◆ Exercise ◆
Pictures stay out of this copy, which runs from the first line of the material through the line containing "20.3, 19.5, 21.0];".

____ Provided data

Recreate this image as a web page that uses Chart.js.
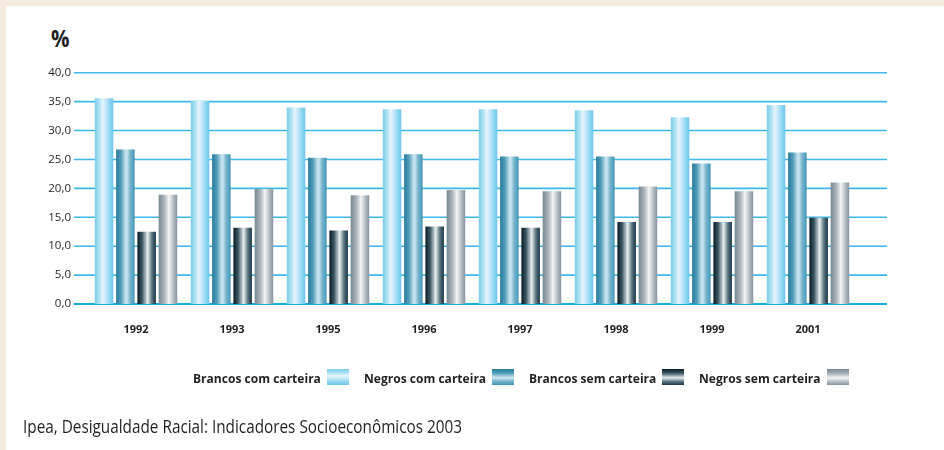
<!DOCTYPE html>
<html lang="pt-BR">
<head>
<meta charset="utf-8">
<title>Trabalhadores com e sem carteira</title>
<script src="https://cdn.jsdelivr.net/npm/chart.js@4.4.1/dist/chart.umd.min.js"></script>
<style>
  html, body { margin: 0; padding: 0; }
  body {
    width: 944px; height: 450px; position: relative; overflow: hidden;
    background: #f5ebe0; font-family: 'Open Sans', 'Noto Sans', sans-serif; color: #231f20;
  }
  #panel { position: absolute; left: 6px; top: 6px; right: 0; bottom: 0; background: #fff; }
  #chart { position: absolute; left: 0; top: 0; }
  .squeeze { position: absolute; white-space: nowrap; transform-origin: 0 50%; }
  #unit { left: 51px; top: 26px; font-size: 24px; font-weight: 700; line-height: 1; }
  #source { left: 23px; top: 417px; font-size: 18px; line-height: 1; }
  #legend { position: absolute; left: 193px; top: 369px; height: 16px; display: flex; align-items: center; }
  .item { display: flex; align-items: center; margin-right: 15px; }
  .item:last-child { margin-right: 0; }
  .label { display: inline-block; overflow: visible; white-space: nowrap; }
  .label span { display: inline-block; font-size: 12.5px; font-weight: 700; transform-origin: 0 50%; }
  .swatch { width: 22px; height: 16px; margin-left: 6px; }
</style>
</head>
<body>
<div id="panel"></div>
<div id="unit" class="squeeze">%</div>
<canvas id="chart" width="944" height="450"></canvas>
<div id="legend"></div>
<div id="source" class="squeeze">Ipea, Desigualdade Racial: Indicadores Socioeconômicos 2003</div>

<script>
// Anos pesquisados
const years = ['1992', '1993', '1995', '1996', '1997', '1998', '1999', '2001'];

// Percentuais por grupo
const brancosComCarteira = [35.6, 35.1, 34.0, 33.7, 33.7, 33.5, 32.3, 34.4];
const negrosComCarteira  = [26.7, 25.9, 25.3, 25.9, 25.5, 25.5, 24.3, 26.2];
const brancosSemCarteira = [12.5, 13.2, 12.7, 13.4, 13.2, 14.2, 14.2, 14.9];
const negrosSemCarteira  = [18.9, 19.9, 18.8, 19.7, 19.5, 20.3, 19.5, 21.0];

const seriesNames = ['Brancos com carteira', 'Negros com carteira', 'Brancos sem carteira', 'Negros sem carteira'];
const seriesValues = [brancosComCarteira, negrosComCarteira, brancosSemCarteira, negrosSemCarteira];

// Eixo vertical
const yMin = 0, yMax = 40, yStep = 5;

// Cylinder-like shading for each series (offset, colour)
const shading = [
  [[0, '#7ccdee'], [0.22, '#a8def4'], [0.42, '#e6f6fd'], [0.6, '#c2e8f7'], [0.85, '#86d1f0'], [1, '#6fc7ec']],
  [[0, '#2a7c9c'], [0.25, '#4f9bba'], [0.55, '#d3eaf3'], [0.75, '#7cb8d0'], [1, '#3f94b6']],
  [[0, '#0b1d26'], [0.25, '#3a5564'], [0.55, '#e7eef1'], [0.78, '#5d7784'], [1, '#173341']],
  [[0, '#788791'], [0.3, '#a8b3ba'], [0.55, '#f4f6f7'], [0.8, '#b2bcc3'], [1, '#85939e']]
];

const CATEGORY_PCT = 0.8875;
const BAR_PCT = 0.87;

function shadedFill(seriesIndex) {
  const stops = shading[seriesIndex];
  return (ctx) => {
    const chart = ctx.chart;
    const xs = chart.scales && chart.scales.x;
    if (ctx.type !== 'data' || !xs || !chart.chartArea) return stops[2][1];
    const count = seriesValues.length;
    const band = (xs.right - xs.left) / years.length;
    const slot = band * CATEGORY_PCT / count;
    const cx = xs.getPixelForValue(ctx.dataIndex) + (ctx.datasetIndex - (count - 1) / 2) * slot;
    const half = slot * BAR_PCT / 2;
    const g = chart.ctx.createLinearGradient(cx - half, 0, cx + half, 0);
    stops.forEach(([o, c]) => g.addColorStop(o, c));
    return g;
  };
}

// Horizontal rules run a little wider than the bar area
const ruleLines = {
  id: 'ruleLines',
  beforeDatasetsDraw(chart) {
    const ys = chart.scales.y;
    const c = chart.ctx;
    c.save();
    ys.ticks.forEach((t) => {
      const y = ys.getPixelForValue(t.value);
      c.beginPath();
      c.lineWidth = t.value === 0 ? 2 : 1.6;
      c.strokeStyle = t.value === 0 ? '#1ba9e1' : '#3cb8ea';
      c.moveTo(74, y);
      c.lineTo(887, y);
      c.stroke();
    });
    c.restore();
  }
};

const chart = new Chart(document.getElementById('chart'), {
  type: 'bar',
  data: {
    labels: years,
    datasets: seriesNames.map((name, i) => ({
      label: name,
      data: seriesValues[i],
      backgroundColor: shadedFill(i),
      borderWidth: 0,
      categoryPercentage: CATEGORY_PCT,
      barPercentage: BAR_PCT
    }))
  },
  options: {
    responsive: false,
    animation: false,
    devicePixelRatio: 1,
    layout: { padding: { left: 0, right: 88, top: 72.7, bottom: 114 } },
    plugins: { legend: { display: false }, tooltip: { enabled: false } },
    scales: {
      x: {
        grid: { display: false, drawTicks: false },
        border: { display: false },
        ticks: { padding: 19, color: '#231f20', font: { family: "'Open Sans', sans-serif", size: 11, weight: 'bold' } },
        afterFit(s) { s.height = 32; }
      },
      y: {
        min: yMin, max: yMax,
        grid: { display: false, drawTicks: false },
        border: { display: false },
        ticks: {
          stepSize: yStep, padding: 17, color: '#231f20',
          font: { family: "'Open Sans', sans-serif", size: 11.5 },
          callback: (v) => v.toFixed(1).replace('.', ',')
        },
        afterFit(s) { s.width = 88; }
      }
    }
  },
  plugins: [ruleLines]
});

// Legend: label first, swatch after it
const legend = document.getElementById('legend');
const labelSpans = [];
seriesNames.forEach((name, i) => {
  const item = document.createElement('div');
  item.className = 'item';
  const label = document.createElement('span');
  label.className = 'label';
  const inner = document.createElement('span');
  inner.textContent = name;
  label.appendChild(inner);
  const sw = document.createElement('div');
  sw.className = 'swatch';
  sw.style.background = 'linear-gradient(to bottom, ' + shading[i].map(([o, c]) => c + ' ' + (o * 100) + '%').join(', ') + ')';
  item.appendChild(label);
  item.appendChild(sw);
  legend.appendChild(item);
  labelSpans.push([label, inner]);
});

// Narrow the lettering to the condensed width of the original typeface
function squeezeTo(el, width) {
  el.style.transform = '';
  const w = el.getBoundingClientRect().width;
  el.style.transform = 'scaleX(' + (width / w) + ')';
}
function layoutText() {
  squeezeTo(document.getElementById('source'), 439);
  squeezeTo(document.getElementById('unit'), 18.5);
  const natural = labelSpans.map(([, inner]) => { inner.style.transform = ''; return inner.getBoundingClientRect().width; });
  const total = natural.reduce((a, b) => a + b, 0);
  const k = (656 - seriesNames.length * 28 - (seriesNames.length - 1) * 15) / total;
  labelSpans.forEach(([label, inner], i) => {
    label.style.width = (natural[i] * k) + 'px';
    inner.style.transform = 'scaleX(' + k + ')';
  });
}
layoutText();
if (document.fonts && document.fonts.ready) document.fonts.ready.then(layoutText);
</script>
</body>
</html>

________

◆ The result ◆
Recreate this image as a web page that uses Chart.js.
<!DOCTYPE html>
<html lang="pt-BR">
<head>
<meta charset="utf-8">
<title>Trabalhadores com e sem carteira</title>
<script src="https://cdn.jsdelivr.net/npm/chart.js@4.4.1/dist/chart.umd.min.js"></script>
<style>
  html, body { margin: 0; padding: 0; }
  body {
    width: 944px; height: 450px; position: relative; overflow: hidden;
    background: #f5ebe0; font-family: 'Open Sans', 'Noto Sans', sans-serif; color: #231f20;
  }
  #panel { position: absolute; left: 6px; top: 6px; right: 0; bottom: 0; background: #fff; }
  #chart { position: absolute; left: 0; top: 0; }
  .squeeze { position: absolute; white-space: nowrap; transform-origin: 0 50%; }
  #unit { left: 51px; top: 26px; font-size: 24px; font-weight: 700; line-height: 1; }
  #source { left: 23px; top: 417px; font-size: 18px; line-height: 1; }
  #legend { position: absolute; left: 193px; top: 369px; height: 16px; display: flex; align-items: center; }
  .item { display: flex; align-items: center; margin-right: 15px; }
  .item:last-child { margin-right: 0; }
  .label { display: inline-block; overflow: visible; white-space: nowrap; }
  .label span { display: inline-block; font-size: 12.5px; font-weight: 700; transform-origin: 0 50%; }
  .swatch { width: 22px; height: 16px; margin-left: 6px; }
</style>
</head>
<body>
<div id="panel"></div>
<div id="unit" class="squeeze">%</div>
<canvas id="chart" width="944" height="450"></canvas>
<div id="legend"></div>
<div id="source" class="squeeze">Ipea, Desigualdade Racial: Indicadores Socioeconômicos 2003</div>

<script>
// Anos pesquisados
const years = ['1992', '1993', '1995', '1996', '1997', '1998', '1999', '2001'];

// Percentuais por grupo
const brancosComCarteira = [35.6, 35.1, 34.0, 33.7, 33.7, 33.5, 32.3, 34.4];
const negrosComCarteira  = [26.7, 25.9, 25.3, 25.9, 25.5, 25.5, 24.3, 26.2];
const brancosSemCarteira = [12.5, 13.2, 12.7, 13.4, 13.2, 14.2, 14.2, 14.9];
const negrosSemCarteira  = [18.9, 19.9, 18.8, 19.7, 19.5, 20.3, 19.5, 21.0];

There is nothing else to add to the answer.